YOUR INSTRUCTIONS =
Reproduce the data exactly and drop any pictures it holds.
.....
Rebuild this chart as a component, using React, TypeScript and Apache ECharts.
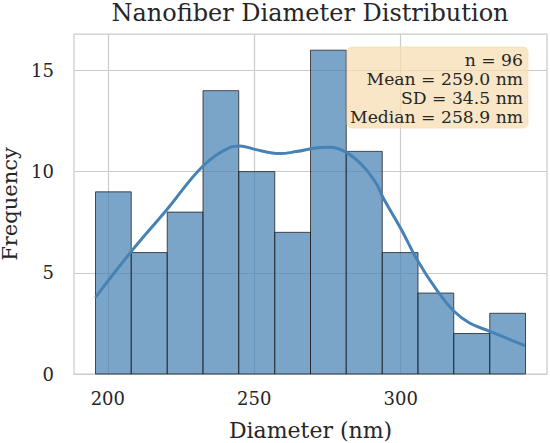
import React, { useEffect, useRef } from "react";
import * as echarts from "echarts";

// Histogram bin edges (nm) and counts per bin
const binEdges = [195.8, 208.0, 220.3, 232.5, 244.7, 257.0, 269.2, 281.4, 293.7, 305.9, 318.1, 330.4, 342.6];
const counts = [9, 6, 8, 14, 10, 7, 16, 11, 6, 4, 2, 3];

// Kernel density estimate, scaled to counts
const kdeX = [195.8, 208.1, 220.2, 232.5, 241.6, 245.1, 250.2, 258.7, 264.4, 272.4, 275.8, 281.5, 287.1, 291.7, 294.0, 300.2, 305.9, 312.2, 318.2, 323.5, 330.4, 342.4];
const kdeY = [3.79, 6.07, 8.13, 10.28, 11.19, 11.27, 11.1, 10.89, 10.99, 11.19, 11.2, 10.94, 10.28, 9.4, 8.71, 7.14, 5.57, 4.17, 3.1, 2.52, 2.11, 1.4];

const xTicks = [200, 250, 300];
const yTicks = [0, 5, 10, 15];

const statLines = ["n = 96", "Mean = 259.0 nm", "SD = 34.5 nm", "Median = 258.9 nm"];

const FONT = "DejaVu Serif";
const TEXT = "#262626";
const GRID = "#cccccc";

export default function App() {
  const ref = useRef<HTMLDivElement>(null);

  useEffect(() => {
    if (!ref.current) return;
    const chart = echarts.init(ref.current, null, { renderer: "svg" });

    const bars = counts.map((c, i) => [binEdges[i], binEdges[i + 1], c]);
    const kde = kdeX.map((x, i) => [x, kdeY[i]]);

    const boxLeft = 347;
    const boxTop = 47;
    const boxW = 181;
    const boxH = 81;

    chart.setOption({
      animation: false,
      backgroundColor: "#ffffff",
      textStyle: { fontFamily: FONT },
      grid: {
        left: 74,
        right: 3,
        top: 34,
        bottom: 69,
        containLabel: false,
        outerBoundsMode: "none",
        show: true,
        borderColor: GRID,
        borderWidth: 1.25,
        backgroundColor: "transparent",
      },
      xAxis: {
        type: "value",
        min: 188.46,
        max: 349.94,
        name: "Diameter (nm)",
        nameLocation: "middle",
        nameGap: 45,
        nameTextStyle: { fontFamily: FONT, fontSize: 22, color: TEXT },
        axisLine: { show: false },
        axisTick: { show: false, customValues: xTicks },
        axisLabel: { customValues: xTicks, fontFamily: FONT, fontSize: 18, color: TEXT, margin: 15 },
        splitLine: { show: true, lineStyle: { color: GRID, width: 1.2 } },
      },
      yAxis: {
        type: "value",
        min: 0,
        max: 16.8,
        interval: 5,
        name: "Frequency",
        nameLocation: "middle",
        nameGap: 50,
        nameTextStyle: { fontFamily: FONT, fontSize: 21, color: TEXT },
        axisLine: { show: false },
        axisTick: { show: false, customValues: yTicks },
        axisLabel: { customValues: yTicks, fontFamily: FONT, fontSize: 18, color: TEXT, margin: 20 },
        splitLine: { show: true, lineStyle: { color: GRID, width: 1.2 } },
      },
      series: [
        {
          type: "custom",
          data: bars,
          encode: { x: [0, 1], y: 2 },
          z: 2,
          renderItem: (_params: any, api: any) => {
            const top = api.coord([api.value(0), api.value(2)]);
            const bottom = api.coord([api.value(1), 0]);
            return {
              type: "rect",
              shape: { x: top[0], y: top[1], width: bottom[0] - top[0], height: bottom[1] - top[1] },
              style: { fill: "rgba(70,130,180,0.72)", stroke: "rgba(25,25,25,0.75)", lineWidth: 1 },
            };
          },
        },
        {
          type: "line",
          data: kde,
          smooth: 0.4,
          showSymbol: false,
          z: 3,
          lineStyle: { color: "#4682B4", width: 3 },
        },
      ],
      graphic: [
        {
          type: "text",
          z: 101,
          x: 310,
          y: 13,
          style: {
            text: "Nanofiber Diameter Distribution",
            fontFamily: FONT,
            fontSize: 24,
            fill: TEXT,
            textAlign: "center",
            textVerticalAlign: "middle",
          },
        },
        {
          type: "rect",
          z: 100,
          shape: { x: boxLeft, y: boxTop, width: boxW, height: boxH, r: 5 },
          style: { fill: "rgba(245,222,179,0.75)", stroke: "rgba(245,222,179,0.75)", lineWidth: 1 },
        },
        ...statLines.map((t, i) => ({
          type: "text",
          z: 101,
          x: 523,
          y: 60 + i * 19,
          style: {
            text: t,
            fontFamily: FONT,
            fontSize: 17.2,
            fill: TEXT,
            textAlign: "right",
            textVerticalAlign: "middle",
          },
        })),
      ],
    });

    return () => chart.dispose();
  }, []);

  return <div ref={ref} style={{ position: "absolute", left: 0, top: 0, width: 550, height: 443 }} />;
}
.....
RESULT FOR THIS TASK =
Rebuild this chart as a component, using React, TypeScript and Apache ECharts.
import React, { useEffect, useRef } from "react";
import * as echarts from "echarts";

// Histogram bin edges (nm) and counts per bin
const binEdges = [195.8, 208.0, 220.3, 232.5, 244.7, 257.0, 269.2, 281.4, 293.7, 305.9, 318.1, 330.4, 342.6];
const counts = [9, 6, 8, 14, 10, 7, 16, 11, 6, 4, 2, 3];

// Kernel density estimate, scaled to counts
const kdeX = [195.8, 208.1, 220.2, 232.5, 241.6, 245.1, 250.2, 258.7, 264.4, 272.4, 275.8, 281.5, 287.1, 291.7, 294.0, 300.2, 305.9, 312.2, 318.2, 323.5, 330.4, 342.4];
const kdeY = [3.79, 6.07, 8.13, 10.28, 11.19, 11.27, 11.1, 10.89, 10.99, 11.19, 11.2, 10.94, 10.28, 9.4, 8.71, 7.14, 5.57, 4.17, 3.1, 2.52, 2.11, 1.4];

const xTicks = [200, 250, 300];
const yTicks = [0, 5, 10, 15];

const statLines = ["n = 96", "Mean = 259.0 nm", "SD = 34.5 nm", "Median = 258.9 nm"];

const FONT = "DejaVu Serif";
const TEXT = "#262626";
const GRID = "#cccccc";

export default function App() {
  const ref = useRef<HTMLDivElement>(null);

  useEffect(() => {
    if (!ref.current) return;
    const chart = echarts.init(ref.current, null, { renderer: "svg" });

    const bars = counts.map((c, i) => [binEdges[i], binEdges[i + 1], c]);
    const kde = kdeX.map((x, i) => [x, kdeY[i]]);

    const boxLeft = 347;
    const boxTop = 47;
    const boxW = 181;
    const boxH = 81;

    chart.setOption({
      animation: false,
      backgroundColor: "#ffffff",
      textStyle: { fontFamily: FONT },
      grid: {
        left: 74,
        right: 3,
        top: 34,
        bottom: 69,
        containLabel: false,
        outerBoundsMode: "none",
        show: true,
        borderColor: GRID,
        borderWidth: 1.25,
        backgroundColor: "transparent",
      },
      xAxis: {
        type: "value",
        min: 188.46,
        max: 349.94,
        name: "Diameter (nm)",
        nameLocation: "middle",
        nameGap: 45,
        nameTextStyle: { fontFamily: FONT, fontSize: 22, color: TEXT },
        axisLine: { show: false },
        axisTick: { show: false, customValues: xTicks },
        axisLabel: { customValues: xTicks, fontFamily: FONT, fontSize: 18, color: TEXT, margin: 15 },
        splitLine: { show: true, lineStyle: { color: GRID, width: 1.2 } },
      },
      yAxis: {
        type: "value",
        min: 0,
        max: 16.8,
        interval: 5,
        name: "Frequency",
        nameLocation: "middle",
        nameGap: 50,
        nameTextStyle: { fontFamily: FONT, fontSize: 21, color: TEXT },
        axisLine: { show: false },
        axisTick: { show: false, customValues: yTicks },
        axisLabel: { customValues: yTicks, fontFamily: FONT, fontSize: 18, color: TEXT, margin: 20 },
        splitLine: { show: true, lineStyle: { color: GRID, width: 1.2 } },
      },
      series: [
        {
          type: "custom",
          data: bars,
          encode: { x: [0, 1], y: 2 },
          z: 2,
          renderItem: (_params: any, api: any) => {
            const top = api.coord([api.value(0), api.value(2)]);
            const bottom = api.coord([api.value(1), 0]);
            return {
              type: "rect",
              shape: { x: top[0], y: top[1], width: bottom[0] - top[0], height: bottom[1] - top[1] },
              style: { fill: "rgba(70,130,180,0.72)", stroke: "rgba(25,25,25,0.75)", lineWidth: 1 },
            };
          },
        },
        {
          type: "line",
          data: kde,
          smooth: 0.4,
          showSymbol: false,
          z: 3,
          lineStyle: { color: "#4682B4", width: 3 },
        },
      ],
      graphic: [
        {
          type: "text",
          z: 101,
          x: 310,
          y: 13,
          style: {
            text: "Nanofiber Diameter Distribution",
            fontFamily: FONT,
            fontSize: 24,
            fill: TEXT,
            textAlign: "center",
            textVerticalAlign: "middle",
          },
        },
        {
          type: "rect",
          z: 100,
          shape: { x: boxLeft, y: boxTop, width: boxW, height: boxH, r: 5 },
          style: { fill: "rgba(245,222,179,0.75)", stroke: "rgba(245,222,179,0.75)", lineWidth: 1 },
        },
        ...statLines.map((t, i) => ({
          type: "text",
          z: 101,
          x: 523,
          y: 60 + i * 19,
          style: {
            text: t,
            fontFamily: FONT,
            fontSize: 17.2,
            fill: TEXT,
            textAlign: "right",
            textVerticalAlign: "middle",
          },
        })),
      ],
    });

    return () => chart.dispose();
  }, []);

  return <div ref={ref} style={{ position: "absolute", left: 0, top: 0, width: 550, height: 443 }} />;
}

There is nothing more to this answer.